Chaque section de l’exposition présente des photographies, des documents graphiques (peintures, dessins) et des multimédias qui permettent d’évoquer le contexte historique ou les techniques de réalisation des oeuvres.

En rassemblant des témoignages très anciens, avec des pièces archéologiques, et très actuels, avec des oeuvres d’artistes vivants, l’exposition rend compte de l’histoire et de l’histoire de l’art de la Grande Ile sur près de dix siècles. Cette anthologie vise également à sortir d’un discours et d’une perspective coloniale, émaillée de jugement et d’apriori. Par le dynamisme des expressions actuelles et la force des oeuvres antérieures, les arts de Madagascar n’appartiennent pas au passé. A la croisée des mondes, ils ne peuvent être comparés à ce qui se fait ailleurs, se déploient sans contraintes de style ou de motifs et révèlent ici toute leur singularité.






Parcours de l’exposition :

1. Madagascar dans l’espace et dans le temps

Si Madagascar fut découverte par les Européens en 1500, son histoire, plus ancienne, commence avec l’établissement de populations venues d’Afrique et d’Austronésie. Les recherches récentes laissent supposer une occupation humaine dans le nord de l’île il y a plus de 4000 ans et au sud-ouest il y a 3000 ans. L’arrivée de populations austronésiennes se déroule entre le 5ème et le 8ème siècle, apportant le riz, l’igname et le cocotier ; les premières installations sur les côtes malgaches sont attestées au 9ème siècle. La période suivante, entre le 10ème et le 13ème siècle, est marquée à la fois par de nouvelles vagues de migrations et par un processus de sédentarisation jusqu’à l’intérieur de l’île. Venue d’Afrique de l’est et des Comores, la culture swahili, présente depuis le 8ème siècle, se développe principalement dans les régions du nord, à travers des comptoirs commerciaux et des petites colonies.

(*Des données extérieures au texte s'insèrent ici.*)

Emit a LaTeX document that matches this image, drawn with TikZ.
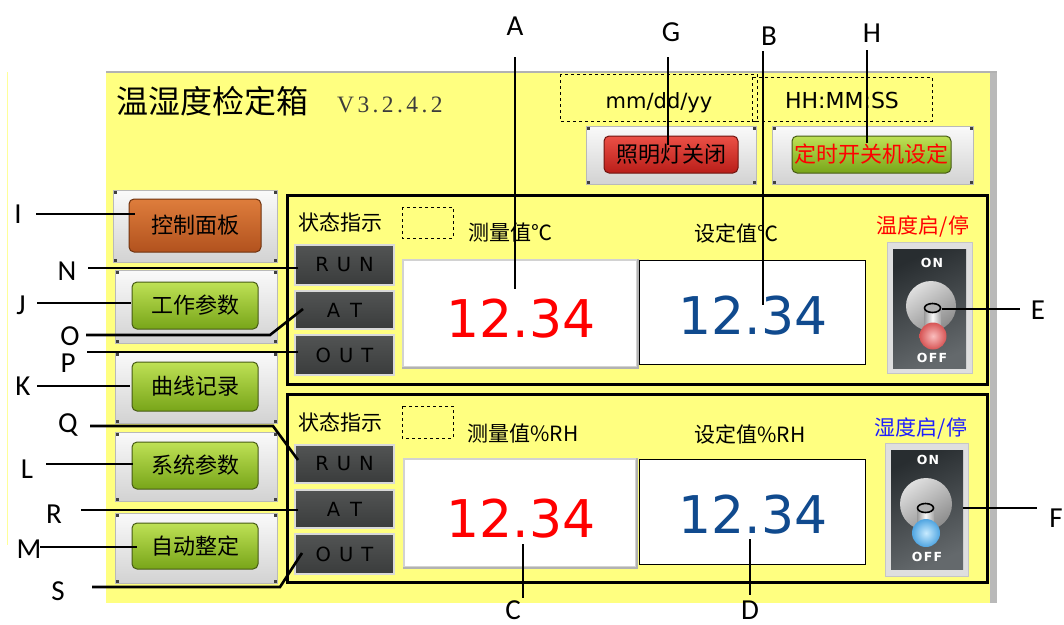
\documentclass[tikz,border=0pt]{standalone}
\usepackage{fontspec}
\setmainfont{Noto Sans CJK SC}
\newfontfamily\dvf{DejaVu Sans}
\newfontfamily\lblf{Carlito}
\newfontfamily\serf{Liberation Serif}
\usetikzlibrary{calc}
\definecolor{panelY}{RGB}{255,255,128}
\definecolor{numRed}{RGB}{255,0,0}
\definecolor{numBlue}{RGB}{16,74,142}
\definecolor{lblBlue}{RGB}{30,30,255}
\definecolor{grnTop}{RGB}{190,225,85}
\definecolor{grnBot}{RGB}{120,165,25}
\definecolor{grnEdge}{RGB}{70,90,20}
\definecolor{orgTop}{RGB}{222,125,60}
\definecolor{orgBot}{RGB}{178,82,30}
\definecolor{orgEdge}{RGB}{110,50,15}
\definecolor{redTop}{RGB}{235,80,70}
\definecolor{redBot}{RGB}{185,30,25}
\definecolor{redEdge}{RGB}{110,20,15}
\definecolor{indTop}{RGB}{82,84,84}
\definecolor{indBot}{RGB}{58,60,60}
\definecolor{swTop}{RGB}{40,45,48}
\definecolor{swBot}{RGB}{100,105,108}
\definecolor{ballRedIn}{RGB}{250,190,190}
\definecolor{ballRedOut}{RGB}{215,85,85}
\definecolor{ballBlueIn}{RGB}{200,235,255}
\definecolor{ballBlueOut}{RGB}{80,165,225}
\definecolor{verGrey}{RGB}{60,60,60}
\begin{document}
\begin{tikzpicture}[x=1pt,y=-1pt,
 leader/.style={line width=2.6pt, draw=black},
 lbl/.style={font=\lblf\fontsize{29}{32}\selectfont, inner sep=0pt, anchor=base},
 cjk/.style={font=\fontsize{21}{24}\selectfont, inner sep=0pt},
 frameBtn/.style={draw=gray!55, line width=1pt, top color=gray!4, bottom color=gray!35, inner sep=0pt},
 btnBase/.style={line width=1pt, rounded corners=5pt, inner sep=0pt, font=\fontsize{22}{24}\selectfont},
 grnBtn/.style={btnBase, draw=grnEdge, top color=grnTop, bottom color=grnBot},
 orgBtn/.style={btnBase, draw=orgEdge, top color=orgTop, bottom color=orgBot},
 redBtn/.style={btnBase, draw=redEdge, top color=redTop, bottom color=redBot},
 groupBox/.style={draw=black, line width=3pt},
 indic/.style={draw=gray!30, line width=2pt, top color=indTop, bottom color=indBot, minimum width=99, inner sep=0pt, font=\dvf\fontsize{19.5}{21}\selectfont},
 dashBox/.style={draw=black, dashed, line width=0.9pt},
 measBox/.style={draw=gray!35, line width=1.5pt, fill=white},
 setBox/.style={draw=black, line width=1pt, fill=white},
 numTxt/.style={font=\dvf\fontsize{52}{56}\selectfont, inner sep=0pt, anchor=base},
 swFrame/.style={draw=gray!45, line width=1pt, fill=gray!25, inner sep=0pt},
 swTxt/.style={font=\dvf\bfseries\fontsize{12.5}{13}\selectfont, text=white, inner sep=0pt}
]
\useasboundingbox (0,0) rectangle (1064,624);
\fill[white] (0,0) rectangle (1064,624);
% main panel
\fill[panelY] (106,72) rectangle (990,603);
\fill[gray!55] (990,72) rectangle (997,603);
\draw[gray!60, line width=1.2pt] (106,72) -- (997,72);
\draw[panelY!80!white, line width=0.8pt] (7.5,72) -- (7.5,545);
% title
\node[font=\fontsize{32}{36}\selectfont, inner sep=0pt] (title) at (212,101) {温湿度检定箱};
\node[font=\serf\fontsize{23.5}{26}\selectfont, text=verGrey, inner sep=0pt, anchor=base west] (ver) at (337,112)
 {V\kern3.4pt3\kern3.4pt.\kern3.4pt2\kern3.4pt.\kern3.4pt4\kern3.4pt.\kern3.4pt2};
% date/time
\draw[dashBox] (560,74) rectangle (757,121);
\draw[dashBox] (752,77) rectangle (932,121);
\node[font=\dvf\fontsize{21}{24}\selectfont, inner sep=0pt, anchor=base] (date) at (659,108) {mm/dd/yy};
\node[font=\dvf\fontsize{22}{24}\selectfont, inner sep=0pt, anchor=base] (time) at (842,108) {HH:MM:SS};
% top buttons
\node[frameBtn, minimum width=170, minimum height=58] (fG) at (671,155) {};
\node[redBtn, minimum width=134, minimum height=37] (bG) at (671,154.5) {照明灯关闭};
\node[frameBtn, minimum width=201, minimum height=58] (fH) at (872.5,155) {};
\node[grnBtn, minimum width=159, minimum height=37, text=red] (bH) at (871.5,154.5) {定时开关机设定};
% left buttons
\node[frameBtn, minimum width=164, minimum height=72] (fI) at (195,226) {};
\node[orgBtn, minimum width=132, minimum height=53] (bI) at (195,225.5) {控制面板};
\node[frameBtn, minimum width=162, minimum height=73] (fJ) at (196,306.5) {};
\node[grnBtn, minimum width=126, minimum height=47] (bJ) at (195,305.5) {工作参数};
\node[frameBtn, minimum width=162, minimum height=71] (fK) at (196,387.5) {};
\node[grnBtn, minimum width=126, minimum height=49] (bK) at (195,386.5) {曲线记录};
\node[frameBtn, minimum width=162, minimum height=69] (fL) at (196,466.5) {};
\node[grnBtn, minimum width=126, minimum height=47] (bL) at (195,465.5) {系统参数};
\node[frameBtn, minimum width=162, minimum height=70] (fM) at (196,548) {};
\node[grnBtn, minimum width=126, minimum height=46] (bM) at (195,546) {自动整定};
\foreach \n in {fG,fH,fI,fJ,fK,fL,fM} {
  \fill[black!75] ($(\n.north west)+(1,1)$) rectangle ++(3,3);
  \fill[black!75] ($(\n.north east)+(-4,1)$) rectangle ++(3,3);
  \fill[black!75] ($(\n.south west)+(1,-4)$) rectangle ++(3,3);
  \fill[black!75] ($(\n.south east)+(-4,-4)$) rectangle ++(3,3);
}
% group boxes
\draw[groupBox] (287,195) rectangle (987,384);
\draw[groupBox] (287,394) rectangle (987,582);
% ---- upper group (temperature)
\node[cjk] (stT) at (340,222) {状态指示};
\draw[dashBox] (402,207) rectangle (453,238);
\node[indic, minimum height=40] (runT) at (344.5,265) {R\hspace{8pt}U\hspace{8pt}N};
\node[indic, minimum height=38] (atT) at (344.5,310) {A\hspace{10pt}T};
\node[indic, minimum height=40] (outT) at (344.5,355) {O\hspace{8pt}U\hspace{8pt}T};
\node[cjk] (hmT) at (510,233) {测量值℃};
\node[cjk] (hsT) at (736,233) {设定值℃};
\node[measBox, minimum width=234, minimum height=107, inner sep=0pt] (mT) at (520,313.5) {};
\draw[gray!60, line width=1.5pt] (mT.north east) -- (mT.south east) -- (mT.south west);
\node[setBox, minimum width=226, minimum height=104, inner sep=0pt] (sT) at (752,312) {};
\node[numTxt, text=numRed] (vmT) at (521,337) {12.34};
\node[numTxt, text=numBlue] (vsT) at (753,334) {12.34};
\node[cjk, text=red] (onT) at (923,227) {温度启/停};
% upper switch
\node[swFrame, minimum width=85, minimum height=131] (swT) at (929.5,307.5) {};
\shade[top color=swTop, bottom color=swBot, shading angle=25] (893,249) rectangle (966,368);
\node[swTxt] (swTon) at (932,263) {O\kern1.2pt N};
\node[swTxt] (swToff) at (932,358) {O\kern1.2pt F\kern1.2pt F};
\shade[top color=gray!25, bottom color=gray!90, shading angle=35] (931,306) circle (25);
\shade[left color=gray!80, right color=gray!70, middle color=gray!5] (924,308) rectangle (941,330);
\draw[black, line width=1.6pt, fill=gray!60] (932.5,308) ellipse (8 and 4.5);
\shade[inner color=ballRedIn, outer color=ballRedOut] (933,336) circle (13.5);
% ---- lower group (humidity)
\node[cjk] (stH) at (340,422) {状态指示};
\draw[dashBox] (402,406) rectangle (453,438);
\node[indic, minimum height=38] (runH) at (344.5,464) {R\hspace{8pt}U\hspace{8pt}N};
\node[indic, minimum height=38] (atH) at (344.5,509) {A\hspace{10pt}T};
\node[indic, minimum height=40] (outH) at (344.5,554) {O\hspace{8pt}U\hspace{8pt}T};
\node[cjk] (hmH) at (523,434) {测量值\%RH};
\node[cjk] (hsH) at (750,434) {设定值\%RH};
\node[measBox, minimum width=232, minimum height=108, inner sep=0pt] (mH) at (520,513) {};
\draw[gray!60, line width=1.5pt] (mH.north east) -- (mH.south east) -- (mH.south west);
\node[setBox, minimum width=226, minimum height=105, inner sep=0pt] (sH) at (752,511.5) {};
\node[numTxt, text=numRed] (vmH) at (521,537) {12.34};
\node[numTxt, text=numBlue] (vsH) at (753,533) {12.34};
\node[cjk, text=lblBlue] (onH) at (921,428) {湿度启/停};
% lower switch
\node[swFrame, minimum width=83, minimum height=133] (swH) at (926.5,509.5) {};
\shade[top color=swTop, bottom color=swBot, shading angle=25] (891,450) rectangle (963,569);
\node[swTxt] (swHon) at (928,460) {O\kern1.2pt N};
\node[swTxt] (swHoff) at (927,557) {O\kern1.2pt F\kern1.2pt F};
\shade[top color=gray!25, bottom color=gray!90, shading angle=35] (926,504) circle (26);
\shade[left color=gray!80, right color=gray!70, middle color=gray!5] (917,508) rectangle (934,528);
\draw[black, line width=1.6pt, fill=gray!60] (925.5,508) ellipse (8 and 4.5);
\shade[inner color=ballBlueIn, outer color=ballBlueOut] (926,533) circle (14);
% ---- labels
\node[lbl] (lA) at (515,35) {A};
\node[lbl] (lG) at (671,41) {G};
\node[lbl] (lB) at (769,45) {B};
\node[lbl] (lH) at (872,42) {H};
\node[lbl] (lE) at (1038,319) {E};
\node[lbl] (lF) at (1056,527) {F};
\node[lbl] (lC) at (513,619) {C};
\node[lbl] (lD) at (750,619) {D};
\node[lbl] (lI) at (18,223) {I};
\node[lbl] (lN) at (67,280) {N};
\node[lbl] (lJ) at (21,314) {J};
\node[lbl] (lO) at (70,345) {O};
\node[lbl] (lP) at (68,372) {P};
\node[lbl] (lK) at (23,395) {K};
\node[lbl] (lQ) at (68,432) {Q};
\node[lbl] (lL) at (27,478) {L};
\node[lbl] (lR) at (54,523) {R};
\node[lbl] (lM) at (29,558) {M};
\node[lbl] (lS) at (58,600) {S};
% leader coordinates
\coordinate (A1) at (515,57);  \coordinate (A2) at (515,289);
\coordinate (G1) at (668,57);  \coordinate (G2) at (668,145);
\coordinate (B1) at (763,51);  \coordinate (B2) at (763,305);
\coordinate (H1) at (867,50);  \coordinate (H2) at (867,143);
\coordinate (E1) at (942,309); \coordinate (E2) at (1020,309);
\coordinate (F1) at (963,508); \coordinate (F2) at (1037,508);
\coordinate (C1) at (523,544); \coordinate (C2) at (523,598);
\coordinate (D1) at (750,539); \coordinate (D2) at (750,595);
\coordinate (I1) at (36,214);  \coordinate (I2) at (135,214);
\coordinate (N1) at (88,268);  \coordinate (N2) at (298,268);
\coordinate (J1) at (37,303);  \coordinate (J2) at (131,303);
\coordinate (O1) at (86,335);  \coordinate (O2) at (270,335); \coordinate (O3) at (303,309);
\coordinate (P1) at (87,352);  \coordinate (P2) at (298,352);
\coordinate (K1) at (37,386);  \coordinate (K2) at (130,386);
\coordinate (Q1) at (90,426);  \coordinate (Q2) at (273,426); \coordinate (Q3) at (298,460);
\coordinate (L1) at (46,464);  \coordinate (L2) at (133,464);
\coordinate (R1) at (81,510);  \coordinate (R2) at (298,510);
\coordinate (M1) at (40,547);  \coordinate (M2) at (137,547);
\coordinate (S1) at (92,587);  \coordinate (S2) at (280,587); \coordinate (S3) at (302,553);
\foreach \p in {A,G,B,H,E,F,C,D,I,N,J,P,K,L,R,M} { \draw[leader] (\p1) -- (\p2); }
\draw[leader] (O1) -- (O2) -- (O3);
\draw[leader] (Q1) -- (Q2) -- (Q3);
\draw[leader] (S1) -- (S2) -- (S3);
\end{tikzpicture}
\end{document}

Arrivées également du continent africain, les populations bantoues, qui pratiquent l’élevage des bovins et des caprins, provoquent des bouleversements environnementaux. Puis l’arrivée des marchands arabo-musulmans qui apportent avec eux céramiques chinoises et islamiques, et objets en verre venus de Perse, révèle l’insertion progressive de Madagascar dans les réseaux d’échanges internationaux.

2. Le monde des vivants
L’organisation de l’espace, que ce soit à l’échelle du cosmos ou de la vie quotidienne, est régie par le zodiaque malgache, le vintana. Les douze signes de ce zodiaque sont regroupés en quatre destins principaux, associés aux points cardinaux. L’orientation de toute construction, l’organisation de toutes activités et le déroulement des rituels sont soumis aux indications de l’astrologue mpanandro et du géomancien mpisikidy. Dans le village, c’est l’orientation nord-est qui détermine la disposition des maisons et la hiérarchie sociale. A partir de la maison du lignage fondateur, les constructions se répartissent vers le Sud-Ouest. Dans les demeures, les habitants et les objets ont une place déterminée en fonction du poteau central qui soutient la toiture et sépare symboliquement deux zones : le sacré au Nord, le profane au Sud. L’angle nord-est (celui de la direction du monde des ancêtres) est un lieu de prière. L’emplacement réservé au chef de famille, à l’autorité, se situe vers le mur oriental, également lié à la richesse et à la croissance. Ce qui est à l’Ouest et au Sud concerne les usages domestiques, tout ce qui est vulgaire, négligeable voire souillé et impur.

3. Le rapport entre les mondes invisibles et parallèles, et le monde des morts
Parallèlement au monde des vivants, des êtres immatériels – puissance suprême, ancêtres, esprits et forces naturelles – évoluent dans une autre dimension. Si le Dieu créateur est inaccessible aux prières et aux sollicitations des humains, les ancêtres, en tant qu’intermédiaires et surtout parce qu’ils peuvent régler un problème ou provoquer des désastres, sont honorés et omniprésents au quotidien. Leur influence est perceptible dans le monde profane : ils sont indispensables au domaine du sacré, qu’il s’agisse de cérémonies concernant un individu, de cultes impliquant toute la communauté ou de rites de guérison. De très nombreux objets personnels révèlent un lien au sacré et sont parfois aussi impliqués dans des cérémonies rituelles. Les textiles tissés habillent les vivants et enveloppent les morts ; les linceuls sont souvent plus précieux que les pagnes rectangulaires qui sont portés drapés par les habitants des villes et des villages. Au plus près de ces frontières avec les espaces invisibles, les astrologues et devins officient pour guider et protéger les membres de la communauté : les talismans, charmes et amulettes s’adressent au monde tangible alors que les tombeaux sont les dernières demeures de ceux qui vivent dans l’au-delà.